Staying in an unhappy relationship afforded Geraldine the chance to say, “what more can I do?”

She longed for Forrest to approach her, think about her and talk about in positive ways, rather than always expecting the worst or taking over because she refused to give up the portrayal of him as unavailable and useless. Geraldine took on this mission with zeal for quite some time, until she reached the mature stage of realizing that she couldn’t control Forrest, and that they both needed to view each other as bad guys interchangeably.

The realization made her sad and hopeless in the relationship, on the verge of giving up – living like roommates. She wanted to leave. It felt that they were moving further apart into their own realities with no real meeting of minds. Yes, Forrest may say he understood her right to have experiences and thoughts that were not in synch with his own, but emotionally he demanded that she accept his way of being in the world because it was “the reality.”  The stress was unbearable.

There was no apparent incentive to stay if Geraldine’s hard fought autonomy was in danger of being quashed. But yet, staying in an unhappy relationship gave her something she couldn’t find elsewhere.

Staying in an unhappy relationship – function three

suffering to feel good in an unhappy marriage

• Feeling good about yourself through suffering – tolerating a miserable marriage means you are strong, sacrificial and ‘good’ for doing the right thing by sticking it out, and not abandoning your partner.

No matter how good Geraldine felt about herself, or how liberated, honest and authentic she had become, it didn’t quite hit the spot. She needed a greater accolade that transcended her personal development to date. The yearning to be seen and treasured as a good person was akin to saintliness – that state where no one could doubt your goodness. Saints sacrifice themselves in martyr hood and are recognized as above the state of humanness where some badness still exists. Staying in an unhappy relationship provided just that burning woodpile on which Geraldine could stand on and burn to prove how good she was by sacrificing her future happiness for the sake of not leaving her partner. The latter would be human and a hint of badness would be like body odor that no deodorant could mask.

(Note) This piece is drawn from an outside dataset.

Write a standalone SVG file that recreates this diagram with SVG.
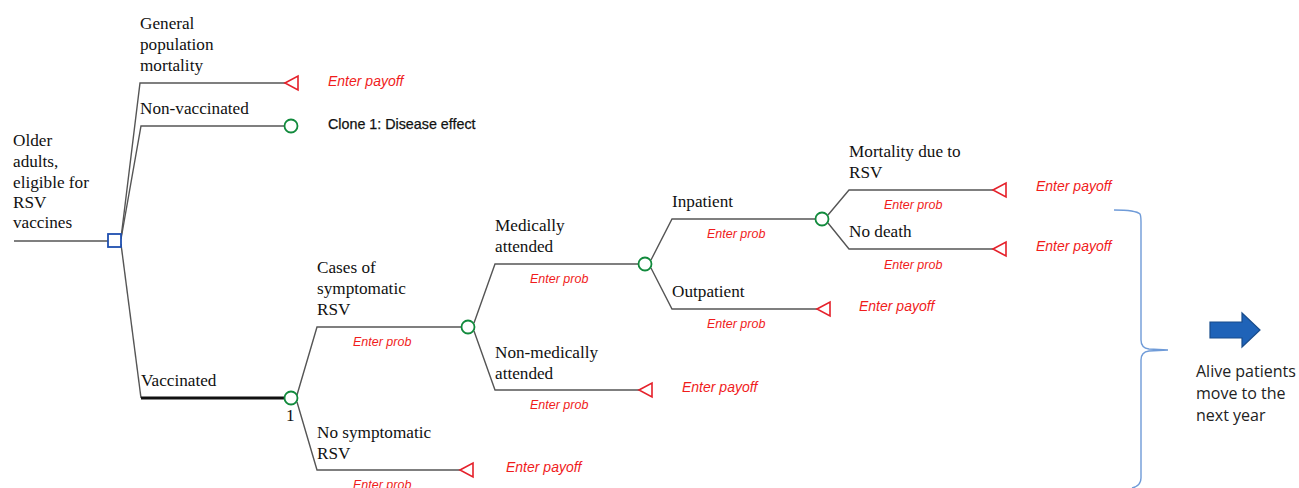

Staying in an unhappy relationship provided these three functions for Geraldine: incentive to find and own her autonomous self, make her partner believe in her goodness, and stay unhappy to prove her unselfish devotion.

Is staying in an unhappy relationship worth it?

Yes, if you get the three things that Geraldine used it for.

But the real question is why she wasn’t okay with being human and allowing herself to be happy? She found out in her individual therapy that provided the environment to connect the dots from her childhood to her marriage and find herself within.